Une veille technologique avisée et persévérante est devenue indispensable pour le maintien et le développement de toute activité industrielle. Pour les déchets, les sujets de veille sont nombreux car la " rudologie " est en pleine expansion, et s'applique à des secteurs les plus diversifiés, comme la désodorisation des lisiers d'élevage, la valorisation des plastiques résiduaires, la récupération des métaux dispersés, nobles ou stratégiques, et les opérations novatrices qu'exercent les centres de traitement collectif.
Veille et merveille
Veille n’est pas espionnage. Une saine et nécessaire curiosité seulement. Nous sommes pris, bon gré mal gré, dans une âpre guerre économique où l’innovation est essentielle pour la gagner. J’innove donc je veille. La veille technologique se définit comme « l’observation et l’analyse de l’environnement scientifique, technique, technologique et des impacts économiques, présents et futurs, pour en déduire les menaces et les opportunités de développement » (figure 1).

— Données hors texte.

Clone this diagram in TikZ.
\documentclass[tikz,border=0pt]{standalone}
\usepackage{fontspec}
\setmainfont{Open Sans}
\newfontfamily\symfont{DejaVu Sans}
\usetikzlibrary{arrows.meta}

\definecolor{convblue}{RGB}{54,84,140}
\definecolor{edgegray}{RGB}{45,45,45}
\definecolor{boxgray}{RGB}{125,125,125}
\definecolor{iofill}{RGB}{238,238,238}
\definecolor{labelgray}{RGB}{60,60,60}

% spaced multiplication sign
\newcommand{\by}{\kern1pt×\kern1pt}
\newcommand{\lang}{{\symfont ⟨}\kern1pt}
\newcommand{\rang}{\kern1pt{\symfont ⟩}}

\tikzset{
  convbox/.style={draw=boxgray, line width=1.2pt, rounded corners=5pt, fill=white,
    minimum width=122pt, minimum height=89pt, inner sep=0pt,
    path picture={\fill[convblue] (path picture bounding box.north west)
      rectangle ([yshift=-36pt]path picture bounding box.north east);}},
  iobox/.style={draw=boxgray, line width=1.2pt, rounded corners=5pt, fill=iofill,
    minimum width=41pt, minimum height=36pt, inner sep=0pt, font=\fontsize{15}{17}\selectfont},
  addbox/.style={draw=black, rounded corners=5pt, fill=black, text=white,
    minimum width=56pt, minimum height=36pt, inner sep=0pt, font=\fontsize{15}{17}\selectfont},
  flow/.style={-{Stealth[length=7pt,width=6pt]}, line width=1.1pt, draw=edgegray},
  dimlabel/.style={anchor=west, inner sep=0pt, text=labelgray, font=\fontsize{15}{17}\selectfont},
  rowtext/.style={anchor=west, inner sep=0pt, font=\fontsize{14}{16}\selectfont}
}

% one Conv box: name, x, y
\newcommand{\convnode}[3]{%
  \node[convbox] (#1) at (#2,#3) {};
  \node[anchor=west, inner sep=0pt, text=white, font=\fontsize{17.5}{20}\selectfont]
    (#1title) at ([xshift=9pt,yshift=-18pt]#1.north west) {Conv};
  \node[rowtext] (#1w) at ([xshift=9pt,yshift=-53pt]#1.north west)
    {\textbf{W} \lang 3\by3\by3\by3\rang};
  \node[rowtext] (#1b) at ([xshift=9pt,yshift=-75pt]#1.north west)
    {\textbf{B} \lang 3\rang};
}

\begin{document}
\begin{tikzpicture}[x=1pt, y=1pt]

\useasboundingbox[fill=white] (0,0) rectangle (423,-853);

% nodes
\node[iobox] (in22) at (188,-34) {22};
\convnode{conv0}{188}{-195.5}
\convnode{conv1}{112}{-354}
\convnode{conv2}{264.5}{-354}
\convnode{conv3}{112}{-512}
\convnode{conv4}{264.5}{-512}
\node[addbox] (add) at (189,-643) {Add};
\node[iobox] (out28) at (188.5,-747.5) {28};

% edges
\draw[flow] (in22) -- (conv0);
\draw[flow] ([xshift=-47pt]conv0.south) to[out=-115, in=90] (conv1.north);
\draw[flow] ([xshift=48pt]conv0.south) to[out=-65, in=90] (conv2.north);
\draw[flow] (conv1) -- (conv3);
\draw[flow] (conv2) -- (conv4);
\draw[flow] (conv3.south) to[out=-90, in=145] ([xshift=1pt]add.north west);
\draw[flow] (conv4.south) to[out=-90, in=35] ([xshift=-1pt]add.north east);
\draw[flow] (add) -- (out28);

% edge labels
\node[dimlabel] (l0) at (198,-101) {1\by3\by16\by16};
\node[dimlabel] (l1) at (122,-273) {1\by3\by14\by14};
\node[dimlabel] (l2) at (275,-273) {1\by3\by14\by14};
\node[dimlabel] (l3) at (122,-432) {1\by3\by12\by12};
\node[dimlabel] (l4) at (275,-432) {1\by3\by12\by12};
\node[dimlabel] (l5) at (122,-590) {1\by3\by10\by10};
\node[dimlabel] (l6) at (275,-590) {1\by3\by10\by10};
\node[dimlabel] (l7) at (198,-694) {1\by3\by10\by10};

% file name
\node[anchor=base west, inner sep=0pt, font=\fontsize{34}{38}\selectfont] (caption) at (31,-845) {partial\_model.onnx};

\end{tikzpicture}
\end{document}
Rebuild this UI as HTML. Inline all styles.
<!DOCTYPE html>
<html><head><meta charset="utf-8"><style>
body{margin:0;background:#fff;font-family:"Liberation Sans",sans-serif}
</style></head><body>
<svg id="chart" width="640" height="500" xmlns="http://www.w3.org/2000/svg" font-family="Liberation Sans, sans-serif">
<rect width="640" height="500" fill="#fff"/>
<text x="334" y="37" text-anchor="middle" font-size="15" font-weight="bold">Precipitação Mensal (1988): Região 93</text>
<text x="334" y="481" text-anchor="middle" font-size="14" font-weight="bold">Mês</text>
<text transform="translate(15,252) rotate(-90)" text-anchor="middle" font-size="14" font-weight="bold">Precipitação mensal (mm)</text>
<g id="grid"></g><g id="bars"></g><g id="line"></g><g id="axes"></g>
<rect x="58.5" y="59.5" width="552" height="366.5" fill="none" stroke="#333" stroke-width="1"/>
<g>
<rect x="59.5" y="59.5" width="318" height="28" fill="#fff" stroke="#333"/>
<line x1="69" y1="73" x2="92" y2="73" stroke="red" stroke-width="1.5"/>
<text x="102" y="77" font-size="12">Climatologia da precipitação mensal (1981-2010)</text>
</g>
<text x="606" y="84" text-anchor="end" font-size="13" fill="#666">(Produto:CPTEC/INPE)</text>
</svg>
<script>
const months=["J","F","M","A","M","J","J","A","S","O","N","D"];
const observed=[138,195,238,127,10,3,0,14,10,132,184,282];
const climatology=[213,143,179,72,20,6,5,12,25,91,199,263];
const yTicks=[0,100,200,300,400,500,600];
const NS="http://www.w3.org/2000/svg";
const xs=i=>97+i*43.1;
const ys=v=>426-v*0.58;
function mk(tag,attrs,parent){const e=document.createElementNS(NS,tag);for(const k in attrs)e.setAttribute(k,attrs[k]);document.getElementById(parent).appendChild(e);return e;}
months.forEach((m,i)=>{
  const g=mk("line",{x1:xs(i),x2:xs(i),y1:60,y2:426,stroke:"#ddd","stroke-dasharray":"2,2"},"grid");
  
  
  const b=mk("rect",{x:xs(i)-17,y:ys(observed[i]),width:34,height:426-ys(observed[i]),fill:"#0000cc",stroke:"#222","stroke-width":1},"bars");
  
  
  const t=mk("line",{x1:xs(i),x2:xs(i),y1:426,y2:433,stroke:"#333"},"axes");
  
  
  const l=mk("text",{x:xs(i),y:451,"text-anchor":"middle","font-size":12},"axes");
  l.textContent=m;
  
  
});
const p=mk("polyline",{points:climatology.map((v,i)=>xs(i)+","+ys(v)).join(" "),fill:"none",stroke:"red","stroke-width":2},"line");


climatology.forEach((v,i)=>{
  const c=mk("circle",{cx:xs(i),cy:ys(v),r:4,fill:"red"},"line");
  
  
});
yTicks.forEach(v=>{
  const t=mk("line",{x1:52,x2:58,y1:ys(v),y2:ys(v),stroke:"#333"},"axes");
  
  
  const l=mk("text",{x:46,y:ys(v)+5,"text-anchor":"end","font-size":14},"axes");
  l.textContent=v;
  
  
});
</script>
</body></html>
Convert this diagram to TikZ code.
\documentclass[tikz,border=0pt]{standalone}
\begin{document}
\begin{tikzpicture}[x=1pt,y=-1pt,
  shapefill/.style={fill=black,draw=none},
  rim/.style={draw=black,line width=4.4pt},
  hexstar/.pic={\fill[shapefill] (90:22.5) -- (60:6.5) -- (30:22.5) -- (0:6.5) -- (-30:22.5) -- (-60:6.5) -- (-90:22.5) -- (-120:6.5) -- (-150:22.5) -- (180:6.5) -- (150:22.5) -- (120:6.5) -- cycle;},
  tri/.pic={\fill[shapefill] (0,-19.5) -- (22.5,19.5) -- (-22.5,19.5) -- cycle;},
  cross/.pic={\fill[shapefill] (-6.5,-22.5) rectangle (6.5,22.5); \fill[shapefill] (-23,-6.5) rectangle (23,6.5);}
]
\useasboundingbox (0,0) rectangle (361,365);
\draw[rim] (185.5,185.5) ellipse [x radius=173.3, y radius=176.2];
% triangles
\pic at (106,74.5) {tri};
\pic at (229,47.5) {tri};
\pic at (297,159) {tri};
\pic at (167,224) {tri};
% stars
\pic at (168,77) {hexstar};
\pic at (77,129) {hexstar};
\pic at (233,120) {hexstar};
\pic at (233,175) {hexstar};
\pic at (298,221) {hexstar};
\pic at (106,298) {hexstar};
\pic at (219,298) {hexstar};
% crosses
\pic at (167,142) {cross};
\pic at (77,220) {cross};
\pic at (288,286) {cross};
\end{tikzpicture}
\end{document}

Quelle observation ? Une observation minutieuse à travers une multitude d’informations. D’abord, les réalisations expérimentales et fonctionnelles de la concurrence et les transferts possibles de technologies éprouvés (installations de récupération, de sélection, de valorisation, de recyclage ou destruction, de biodégradation, d’inertage des déchets).
Ensuite les publications régulières scientifiques et techniques dans la presse spécialisée, l’interrogation de bases et banques de données internationales, l’étude de tous les brevets officiellement déposés (1). Les résultats obtenus sont bénéfiques, les
(1) Par exemple, Elf s’est organisé puissamment un club de veille dont chaque branche dispose de son propre système composé de trois réseaux distincts mais complémentaires avec observateurs, experts ou analystes et décideurs : « les observateurs, chercheurs de l’information publiée et collaborateurs avertis participant aux colloques et salons spécialisés, « les experts ou analystes, répartis en quatre groupes d’aides à la décision (produits, procédés, application et prospective), « les décideurs qui font la synthèse de toutes les données collectées en vue de lancer des programmes en R et D, d’arrêter ou de vendre des unités, des licences, de prendre des options économiques.
Les sceptiques devront bien s’y résoudre : les années à venir verront un accroissement de 25 à 30 % des idées de recherche grâce à une veille technologique bien organisée.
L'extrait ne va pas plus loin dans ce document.